So what can we conclude about PQQ foods?

In the paper by Kumazawa et al. Levels of pyrroloquinoline quinone in various foods it is stated that probably the PQQ in animal tissues are derived at least in part from their diet and that the levels of pyrroloquinoline quinone in plant tissues are in the aggregate about 10 times those in animal tissues. In a review by Rucker et al. Potential physiological importance of pyrroloquinoline quinone, the same conclusion was reached, particularly given that stomach microflora does not make an abundance of PQQ. The data also begs the question do we need supplements and if so how much? Many of the PQQ products sold are in the 10-20 mg range. As indicated in the section — PQQ Dosage, What size pyrroloquinoline quinone pills should I take? — we discuss that the reasonable pyrroloquinoline quinone dosage, like many supplements, for an active adult is probably the result of an arbitrary decision.

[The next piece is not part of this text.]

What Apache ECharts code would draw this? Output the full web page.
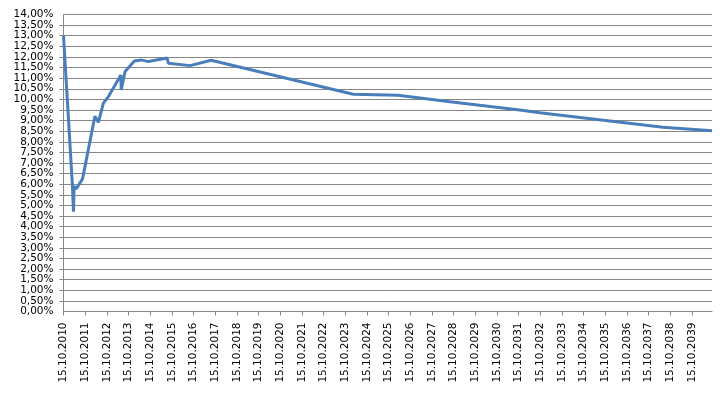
<!DOCTYPE html>
<html>
<head>
<meta charset="utf-8">
<script src="https://cdn.jsdelivr.net/npm/echarts@6/dist/echarts.min.js"></script>
<style>
html,body{margin:0;padding:0;background:#fff;}
#chart{width:722px;height:393px;}
</style>
</head>
<body>
<div id="chart"></div>
<script>
// Data
const startDate = '2010-10-15';
const dates = [
  '2010-10-15','2011-03-14','2011-04-01','2011-04-12','2011-05-18','2011-09-01',
  '2012-03-27','2012-05-25','2012-08-17','2012-11-10','2013-06-09','2013-06-13',
  '2013-08-18','2014-01-22','2014-05-15','2014-09-16','2015-07-27','2015-08-18',
  '2016-08-17','2017-08-07','2024-02-27','2026-03-25','2028-08-13','2031-11-06',
  '2032-10-08','2038-06-13','2040-09-18'
];
const rates = [
  13.00, 5.96, 4.70, 5.90, 5.78, 6.25,
  9.20, 8.92, 9.82, 10.13, 11.15, 10.44,
  11.31, 11.81, 11.86, 11.78, 11.95, 11.70,
  11.59, 11.84, 10.24, 10.19, 9.89, 9.50,
  9.37, 8.68, 8.52
];
const tickYears = [];
for (let y = 2010; y <= 2039; y++) tickYears.push(y);
const yMin = 0, yMax = 14, yStep = 0.5;

const DAY = 86400000;
const t0 = Date.parse(startDate);
function yearsSince(d) { return (Date.parse(d) - t0) / (365.25 * DAY); }
const seriesData = dates.map((d, i) => [yearsSince(d), rates[i]]);
const xMax = yearsSince(dates[dates.length - 1]);

const chart = echarts.init(document.getElementById('chart'), null, {renderer: 'canvas'});
const gray = '#868686';
const pct = function (v) { return v.toFixed(2).replace('.', ',') + '%'; };
const labelFont = {color: '#000', fontFamily: 'DejaVu Sans', fontSize: 10.5};
chart.setOption({
  animation: false,
  backgroundColor: '#ffffff',
  grid: {left: 63.5, right: 10, top: 14.5, bottom: 81.5, containLabel: false},
  xAxis: {
    type: 'value',
    min: 0,
    max: xMax,
    interval: 1,
    splitLine: {show: false},
    axisLine: {show: true, lineStyle: {color: gray, width: 1}},
    axisTick: {show: true, length: 4, lineStyle: {color: gray}},
    axisLabel: Object.assign({
      rotate: 90,
      margin: 11,
      showMinLabel: true,
      showMaxLabel: false,
      formatter: function (v) {
        const i = Math.round(v);
        if (Math.abs(v - i) > 1e-6 || i >= tickYears.length) return '';
        return '15.10.' + tickYears[i];
      }
    }, labelFont)
  },
  yAxis: [{
    type: 'value',
    min: yMin,
    max: yMax,
    interval: yStep,
    axisLine: {show: true, lineStyle: {color: gray, width: 1}},
    axisTick: {show: true, length: 4, lineStyle: {color: gray}},
    splitLine: {show: true, lineStyle: {color: gray, width: 1}},
    axisLabel: Object.assign({
      margin: 10,
      showMinLabel: false,
      showMaxLabel: false,
      formatter: pct
    }, labelFont)
  }, {
    type: 'value',
    position: 'left',
    min: yMin,
    max: yMax,
    interval: yMax - yMin,
    axisLine: {show: false},
    axisTick: {show: false},
    splitLine: {show: false},
    axisLabel: Object.assign({
      margin: 10,
      showMinLabel: true,
      showMaxLabel: true,
      formatter: pct
    }, labelFont)
  }],
  series: [{
    type: 'line',
    data: seriesData,
    showSymbol: false,
    symbol: 'none',
    lineStyle: {color: '#4a7ebb', width: 3},
    z: 5
  }]
});
</script>
</body>
</html>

It can be confidently speculated that pyrroloquinoline quinone (PQQ) was present throughout the earliest phases of biological conception. This is because compounds with the properties of PQQ are present in stellar dust. Cometary grains are considered to be the precursors of organic materials in early life on the earth. It can also be argued that compounds with the properties of PQQ would have been important in initiating the early chemical processes important to evolution.

Consequently, for animals and humans, there appears to have been continuous exposure to PQQ-like compounds. PQQ’s chemical properties are novel, somewhat like combining the best attributes of the vitamins:

• ascorbic acid
• riboflavin
• pyridoxine (vitamin B-6)

…into one molecule. Under appropriate conditions, PQQ is capable of catalyzing repeated oxidation and reduction reactions on a per molecule or molar basis hundred of times more efficiently than ascorbic acid and is capable of modifying amino acids to produce products, such as those that result from B-6 dependent enzymes. Moreover, PQQ is very stable to heat and harsh chemical environments.  Pyrroloquinoline quinone is also water soluble. The potential number of catalytic cycles (number of repeated reactions) depends very much on chemical stability. PQQ does not easy self-oxidize or destruct, which is not the case for many bioactive quinone-containing compounds (e.g. the red wine and chocolate bioflavonoids) or so-called enediols, such as ascorbic acid). Although PQQ (both the oxidized and reduced forms) is not an effective antioxidant in aqueous-based environments. PQQ in lipid solvents or when amino acids are present in aqueous systems is a very powerful antioxidant and used as a “gold standard” in chemical-based assays. The facts surrounding pyrroloquinoline quinone cofactor biochemistry are unique, novel, and are fundamental to PQQ’s ability to perform unique and novel biological applications.

As a final point, unlike many dietary factors and biofactors, the pyrroloquinoline quinone found in PQQ foods (and its derivatives) are sustained in tissues and seem to play a fundamental role related to energy metabolism. In this regard, the need for PQQ might vary depending on your desired outcome.